On "Fox News Sunday," Hume " the former leader of Fox News' political reporting and host of "Special Report" who now serves as an analyst for the network " said that Woods' recovery "depends on his faith."

"The extent to which he can recover seems to me depends on his faith," Hume said. "He is said to be a Buddhist. I don't think that faith offers the kind of forgiveness and redemption that is offered by the Christian faith. My message to Tiger would, 'Tiger, turn to the Christian faith and you can make a total recovery and be a great example to the world."
0 Replies
 
Lightwizard
 
  1  
Reply Sun 10 Jan, 2010 12:42 pm
That last part was an excerpt from POX News from their site.
spendius
 
  1  
Reply Sun 10 Jan, 2010 01:05 pm
@Lightwizard,
You betray a bitterness Wiz that cannot be argued with.
farmerman
 
  1  
Reply Sun 10 Jan, 2010 01:19 pm
@spendius,
If, as a child, you practice Catholicism, You have no sin. If, as an adult you practice Catholicism, you have no brain.
cicerone imposter
 
  1  
Reply Sun 10 Jan, 2010 01:24 pm
@farmerman,
oooohhh! I like that.
farmerman
 
  1  
Reply Sun 10 Jan, 2010 01:30 pm
@cicerone imposter,
I clipped that from a guy named Churchill
cicerone imposter
 
  1  
Reply Sun 10 Jan, 2010 01:33 pm
@farmerman,
He speaks my language - even today.
0 Replies
 
rosborne979
 
  1  
Reply Sun 10 Jan, 2010 01:39 pm
@wandeljw,
wandeljw wrote:

Quote:
How a group of Texas conservatives is rewriting your kids’ textbooks
(By Mariah Blake, Washington Monthly, January/February 2010)

But the struggle did not end there. McLeroy piped up and chided his fellow board members, saying, “Somebody’s gotta stand up to [these] experts!”

Yeh, we wouldn't want anyone who actually knows what they are talking about giving us advice on stuff. I always like to go into my Doctor's office and tell him he's an idiot too.
Lightwizard
 
  1  
Reply Sun 10 Jan, 2010 01:48 pm
@farmerman,
Right on the money -- Mark Twain had some similar thoughts: "A man is accepted into a church for what he believes and he is turned out for what he knows."

The only bitter fruit in this forum is bothering to open up any of PSXXX's putrid contributions.

0 Replies
 
spendius
 
  1  
Reply Sun 10 Jan, 2010 03:02 pm
@farmerman,
Quote:
If, as a child, you practice Catholicism, You have no sin. If, as an adult you practice Catholicism, you have no brain.

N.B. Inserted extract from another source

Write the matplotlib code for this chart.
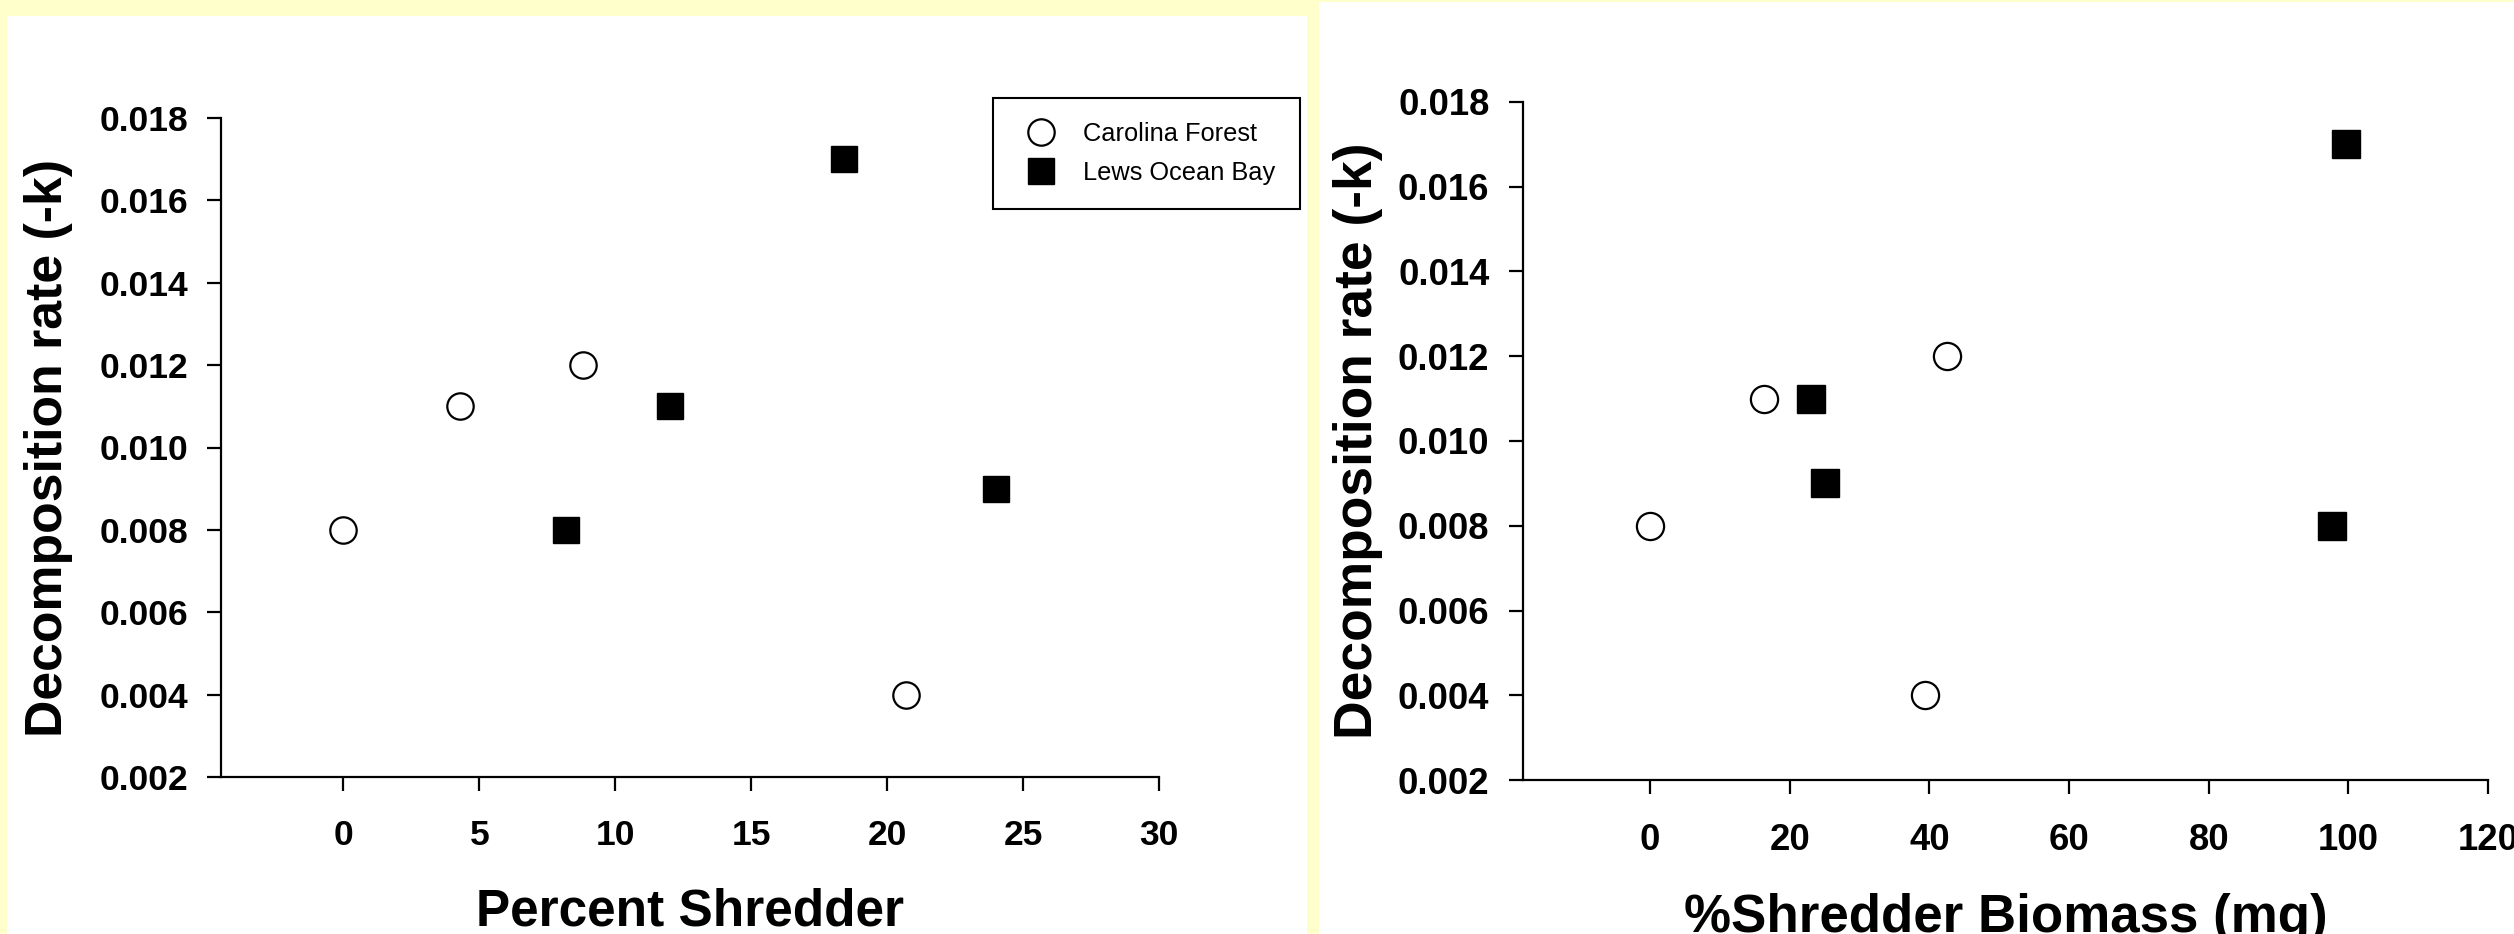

What's so great about being a ******* adult? Is it so you can look at us like that chap in your avvie looks at A2Kers. Compared with Mame's old avvie say. Or even Lola's. He looks like he's sentencing somebody to death.

And "Brains" is a bit of a laughing stock. The Swots. Sat at the front and shooting their arm up at every question.

Are you suggesting that practicing Catholicism in the American setting might be rejuvenating. An adult can be without sin.

farmerman
 
  1  
Reply Sun 10 Jan, 2010 03:09 pm
@spendius,
Quote:
An adult can be without sin.

Define sin .
cicerone imposter
 
  1  
Reply Sun 10 Jan, 2010 03:39 pm
@farmerman,
Some clarification is needed before spendi defines sin. He needs to consider that god is the god of all cultures (or should be). Based on the traditions of all cultures, what is sin?